The disturbed wife narrates her turmoil in a didactically detached manner. A smidgeon of philosophy, a scattering of psychology and a splattering of cold and calculated rationale keep the reader riveted to every word that cuts like a knife in its impact, placement and significance. “How is that even possible?” the philosopher wonders when informed about the husband’s progressing infidelity. “He’s one of the kindest people I’ve ever met.” “She knows. She knows. So it begs the question, doesn’t it? Did she unkind and ungood and untrue him?”

Consider this attempt at layering Buddhist wisdom over a joke which can be as poor as any that has ever been conceived, “Why couldn’t the Buddhist vacuum in corners? A. Because she had no attachments.”

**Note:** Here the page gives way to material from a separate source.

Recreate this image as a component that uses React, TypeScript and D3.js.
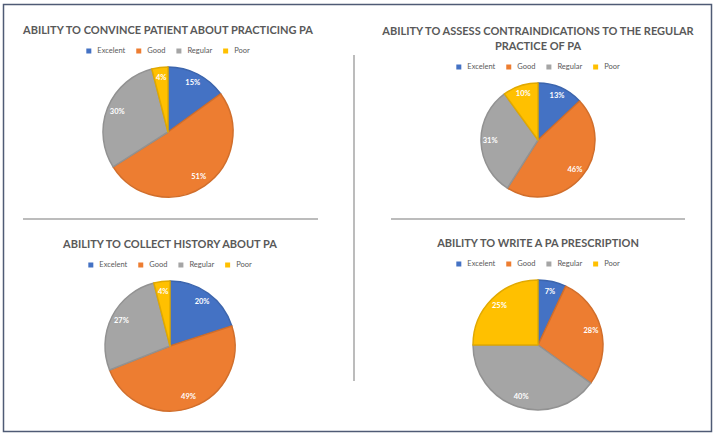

Simone Weil, Keats, Ludwig Wittgenstein, and the Buddha all make frenzied and fleeting appearances as they sprinkle their wit and wisdom at the most unexpected of junctures. Balustrades that the entire family leans on involuntarily, but appropriately. However, a special attraction is accorded to the Austrian poet and novelist, René Karl Wilhelm Johann Josef Maria Rilke. Doesn’t come as a surprise since Rilke is universally acknowledged as one of the most ‘lyrically intense’ German-language poets. Ms. Offill’s book is also as intense as they come, but without any outward confession or explicit concession of such intensity.

The book is also interspersed with bite size chunks of trivia which in the context of the plot are absolutely irrelevant yet not giving the impression that they are out of place. For example, in the act of obtaining additional income for the family, when the wife takes on an assignment that involves ghost writing the autobiography of an ‘almost astronaut’, the reader is given a concise yet charged account of the unfortunate Russian Cosmonaut Vladimir Komarov,  the first Soviet Cosmonaut to fly in space, twice. A parachute failure however, caused his Soyuz capsule to crash into the ground after re-entry on 24 April 1967, making him the first human to die in a space flight. There is also a fabulous dissection of the romance between an already married Carl Sagan and the writer Ann Druyan, which led to an acrimonious divorce involving Sagan and his first wife, Linda.  

Dept of Speculation” is an experimental novel, stealthy and speculative, deceptive yet disclosing and ambivalent but admirable. More than everything else, this is a book that yells out “trim” “trim” “trim” at every page, paragraph, passage and even punctuation. There is not a single word that is in ‘excess’, and not a single character more than what is absolutely necessary. While the style of writing itself might not be every reader’s chosen cup of tea, it is certainly a sincere and honest invitation to come have a “sip”.

I will let Rilke have the final say however. “Let life happen to you. Believe me: life is in the right, always”.